Bene Cumb I have always had ambivalent feelings towards Pasolini. On the one hand, I like twisted plots, thrill, unpredictable moments, versatile characters and the like, but he is too dallying, has many references to "old" issues and depicts awkward things artificially created, i.e. not based on true events or so. Mamma Roma has its moments, but, in general, it is not catchy, the past within is too schematic, and all male performances are mediocre; black-and-white did not let enjoying of landscapes and town milieu in full either. True, Anna Magnani as the leading actress is good, her voice and facial expressions included, but all in all, the film was just a sophisticated cinematography and a reasoning story about a former prostitute's challenges and opportunities.

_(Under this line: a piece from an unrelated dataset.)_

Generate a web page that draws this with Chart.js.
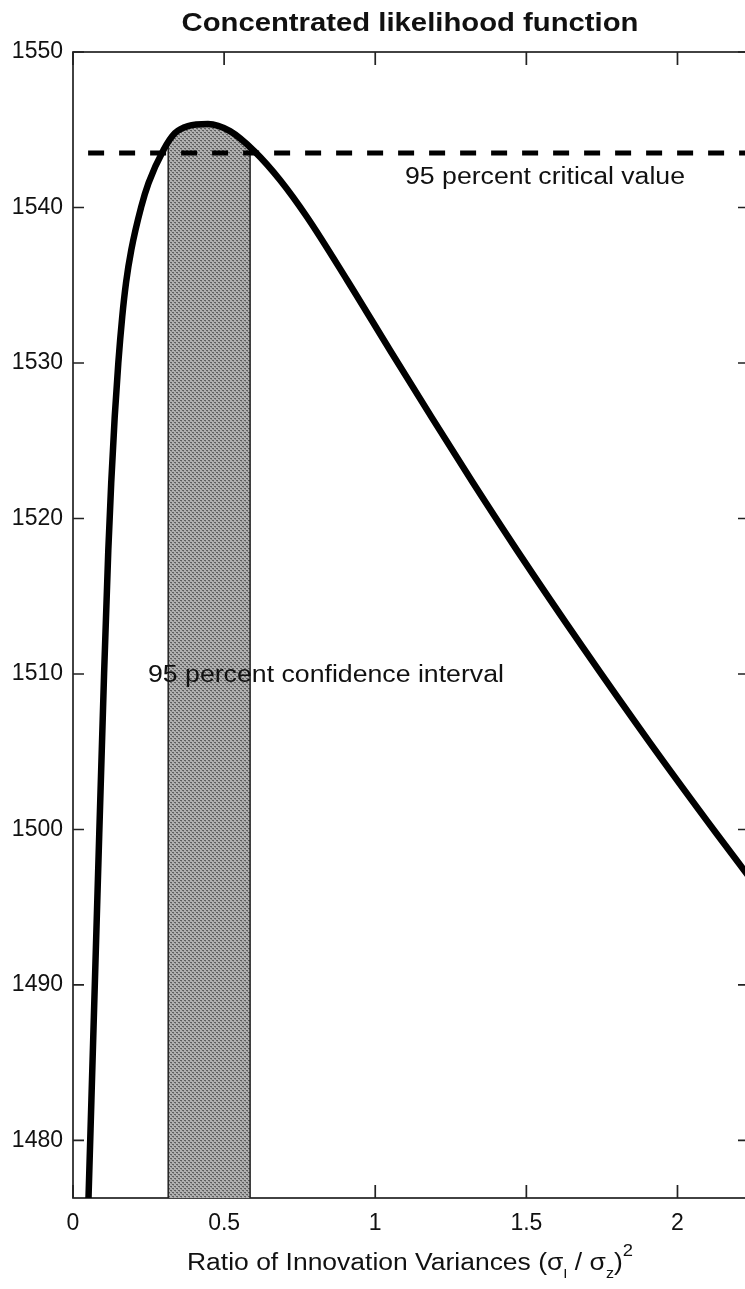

pretentious_handle It doesn't even have any machine guns in it. I like movies with machine guns, guns that go kaccka-kaccka-kaccka-pow! This pretentious, operatic Italian schlock makes me wish for a good, classy American film like Forrest Gump or The Shawshank Redemption or Braveheart. Roma is the virgin whore and Ettore is the eromenos Christ, that's all well and good, if you're a decadent gay like Pasolini was.On second thought, I love this movie, "Mamma mamma, I'm dying mama ... " It's transcendentally beautiful. You couldn't even make a movie like this today, it would burn up the screen, the movie theater complex, and consequently engulf the surrounding city and country side, and people would rather watch Jack Ass or The Shawshank Redemption besides. I take it to be emblematic of the decadence of our times that this didn't make IMDb's top 250.

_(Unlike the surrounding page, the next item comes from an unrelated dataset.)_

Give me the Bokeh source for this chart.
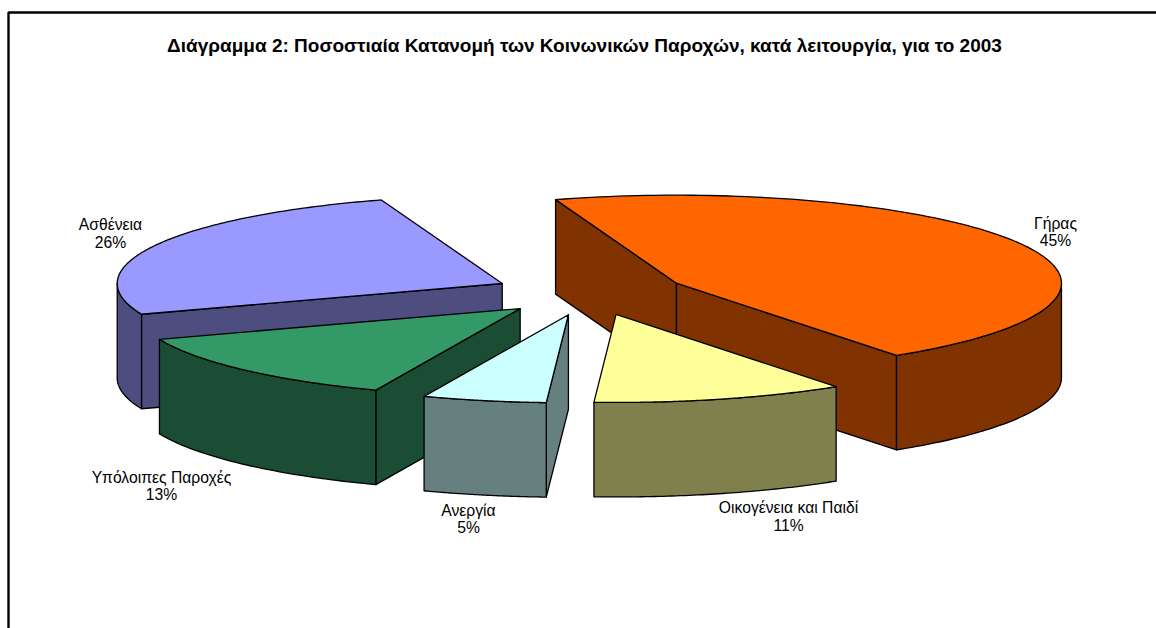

wes-connors In Rome, middle-aged Anna Magnani (as Mamma Roma) tries to shed her past life as a prostitute and reconnect with rebellious teenage son Ettore Garofolo (as Ettore). He moves in as she gets a legitimate job. Things already show signs of falling apart when young ex-pimp Franco Citti (as Carmine) returns to town. After failing to make himself respectable, Mr. Citti demands Ms. Magnani return to the working the world's oldest profession. If not, he threatens tell son Garofolo about Magnani's sordid past...This neo-realistic drama loses some realism in the story. You have to wonder how Citti ("I was 23 and you were 40") hooked up with Magnani and why he doesn't look for more profitable whores, presently. Also, Garofolo (age 17½) certainly seems able to deduce his mother's past. Still, writer/director Pier Paolo Pasolini uses his landscape stylishly, with a lot of walking scenes. Christian religious allegory is prevalent (note Garofolo in bondage). A fly walks across the opening credits, which serves as a comment.******** Mamma Roma (8/31/62) Pier Paolo Pasolini ~ Anna Magnani, Ettore Garofolo, Franco Citti, Silvana Corsini
Jes Beier Strong and tragic movie with an amazing Anna Magnani as the broken-down woman who fight for a dignified life in the slum of Rome. Uncompromising social realism and no one could like Pasolini use music as a consequent commentary to the themes in the film. In his movies the music is not isolated to the specific scene, but always to the film as a hole. He does this in a way so that the viewer is being compelled into the movie and becomes an "active" participant in the action. It is characteristic for Italian movies in general, but Pasolini achieved this in the most painfully and hypnotic way. Maybe with a tendency towards the rhetorical but that does not weaken the film. It is a masterpiece!